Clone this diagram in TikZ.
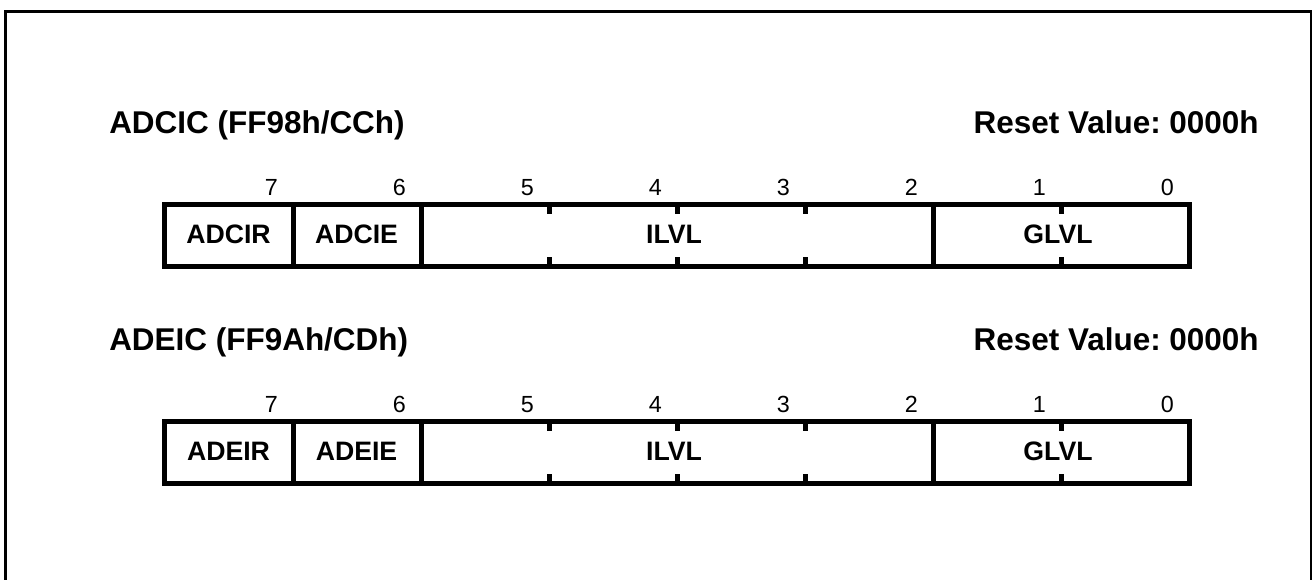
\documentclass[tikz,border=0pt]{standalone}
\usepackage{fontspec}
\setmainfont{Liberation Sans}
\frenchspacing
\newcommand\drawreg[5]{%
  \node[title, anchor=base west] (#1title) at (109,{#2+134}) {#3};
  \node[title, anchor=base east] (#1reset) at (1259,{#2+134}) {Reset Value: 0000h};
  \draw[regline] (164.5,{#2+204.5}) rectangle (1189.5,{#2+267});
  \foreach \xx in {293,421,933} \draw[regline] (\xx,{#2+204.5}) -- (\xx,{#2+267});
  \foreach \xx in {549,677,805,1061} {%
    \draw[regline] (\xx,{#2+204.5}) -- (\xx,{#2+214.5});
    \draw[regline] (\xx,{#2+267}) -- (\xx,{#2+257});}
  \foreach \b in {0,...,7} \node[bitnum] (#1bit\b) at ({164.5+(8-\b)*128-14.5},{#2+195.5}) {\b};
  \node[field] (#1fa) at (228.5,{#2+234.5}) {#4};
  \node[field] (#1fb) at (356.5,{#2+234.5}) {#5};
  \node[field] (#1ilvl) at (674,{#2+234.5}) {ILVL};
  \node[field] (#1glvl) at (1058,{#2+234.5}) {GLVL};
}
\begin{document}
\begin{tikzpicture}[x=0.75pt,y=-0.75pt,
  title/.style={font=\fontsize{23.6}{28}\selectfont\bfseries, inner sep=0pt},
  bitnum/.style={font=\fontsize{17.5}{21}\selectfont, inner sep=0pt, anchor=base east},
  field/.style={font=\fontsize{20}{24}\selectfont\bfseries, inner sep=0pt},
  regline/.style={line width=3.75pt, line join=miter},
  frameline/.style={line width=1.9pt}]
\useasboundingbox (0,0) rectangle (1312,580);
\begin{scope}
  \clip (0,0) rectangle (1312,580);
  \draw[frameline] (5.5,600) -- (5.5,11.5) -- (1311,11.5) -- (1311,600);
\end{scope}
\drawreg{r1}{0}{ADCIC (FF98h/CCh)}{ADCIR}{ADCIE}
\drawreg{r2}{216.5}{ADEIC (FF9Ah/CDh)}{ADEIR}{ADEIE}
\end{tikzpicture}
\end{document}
......
Make an exact copy of the data above, pictures excluded.

Clone this diagram in TikZ.
\documentclass[tikz,border=0pt]{standalone}
\usepackage{fontspec}
\setmainfont{Liberation Sans}
\frenchspacing
\newcommand\drawreg[5]{%
  \node[title, anchor=base west] (#1title) at (109,{#2+134}) {#3};
  \node[title, anchor=base east] (#1reset) at (1259,{#2+134}) {Reset Value: 0000h};
  \draw[regline] (164.5,{#2+204.5}) rectangle (1189.5,{#2+267});
  \foreach \xx in {293,421,933} \draw[regline] (\xx,{#2+204.5}) -- (\xx,{#2+267});
  \foreach \xx in {549,677,805,1061} {%
    \draw[regline] (\xx,{#2+204.5}) -- (\xx,{#2+214.5});
    \draw[regline] (\xx,{#2+267}) -- (\xx,{#2+257});}
  \foreach \b in {0,...,7} \node[bitnum] (#1bit\b) at ({164.5+(8-\b)*128-14.5},{#2+195.5}) {\b};
  \node[field] (#1fa) at (228.5,{#2+234.5}) {#4};
  \node[field] (#1fb) at (356.5,{#2+234.5}) {#5};
  \node[field] (#1ilvl) at (674,{#2+234.5}) {ILVL};
  \node[field] (#1glvl) at (1058,{#2+234.5}) {GLVL};
}
\begin{document}
\begin{tikzpicture}[x=0.75pt,y=-0.75pt,
  title/.style={font=\fontsize{23.6}{28}\selectfont\bfseries, inner sep=0pt},
  bitnum/.style={font=\fontsize{17.5}{21}\selectfont, inner sep=0pt, anchor=base east},
  field/.style={font=\fontsize{20}{24}\selectfont\bfseries, inner sep=0pt},
  regline/.style={line width=3.75pt, line join=miter},
  frameline/.style={line width=1.9pt}]
\useasboundingbox (0,0) rectangle (1312,580);
\begin{scope}
  \clip (0,0) rectangle (1312,580);
  \draw[frameline] (5.5,600) -- (5.5,11.5) -- (1311,11.5) -- (1311,600);
\end{scope}
\drawreg{r1}{0}{ADCIC (FF98h/CCh)}{ADCIR}{ADCIE}
\drawreg{r2}{216.5}{ADEIC (FF9Ah/CDh)}{ADEIR}{ADEIE}
\end{tikzpicture}
\end{document}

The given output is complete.